However it was the pensioner that rubbed people the wrong way. The poster became the target of an editorial in local newspaper Der Tagesspiegel and Berlin senate member and Free Democratic Party politician, Marcel Luthe lodged a complaint with police – saying the poster was fostering hatred.
"We wanted to give attention to this problem. For this reason we have chosen this provocative motif," said Visit Berlin's Christian Tänzler, in a statement to the BBC.
Visit Berlin later acknowledged the problems writing a statement to their campaign website saying the poster was removed from the city on October 13.
"The controversial image appeared in print adverts for five daily newspapers. This photo of the old lady will now no longer be used."
In an opinion piece for the Tagesspiegel, editor in chief Lorenz Mardoldt, said that the advert was in its own way "classic Berlin", but said it "failed to capture the complexity of corona-era politics".
In essence the punk rock spirit of Berlin is the latest casualty of the pandemic in Germany.

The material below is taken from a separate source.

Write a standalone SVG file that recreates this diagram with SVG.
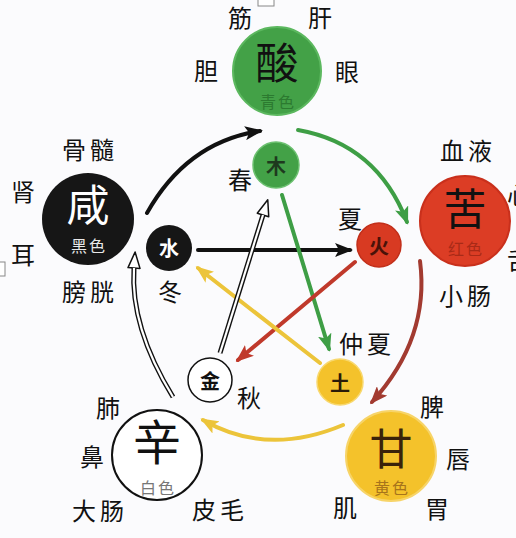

At the beginning of the month Berlin police cleared out one of the last squats in Friedrichshain, East Berlin.
1500 squatters were cleared out of the graffiti covered building in central Berlin. The squat for the "anarchist-queer-feminist" community since the 1990s was one of the last remaining symbols of the city's 'alternative' culture. A legal representatives for the squatters complained to local media, saying : "It goes against human rights to throw people out on to the street in the middle of a pandemic, when they cannot pay their rents."
However police began enforcing the eviction of Liebig 34 in the increasingly gentrified inner city neighbourhood on October 7.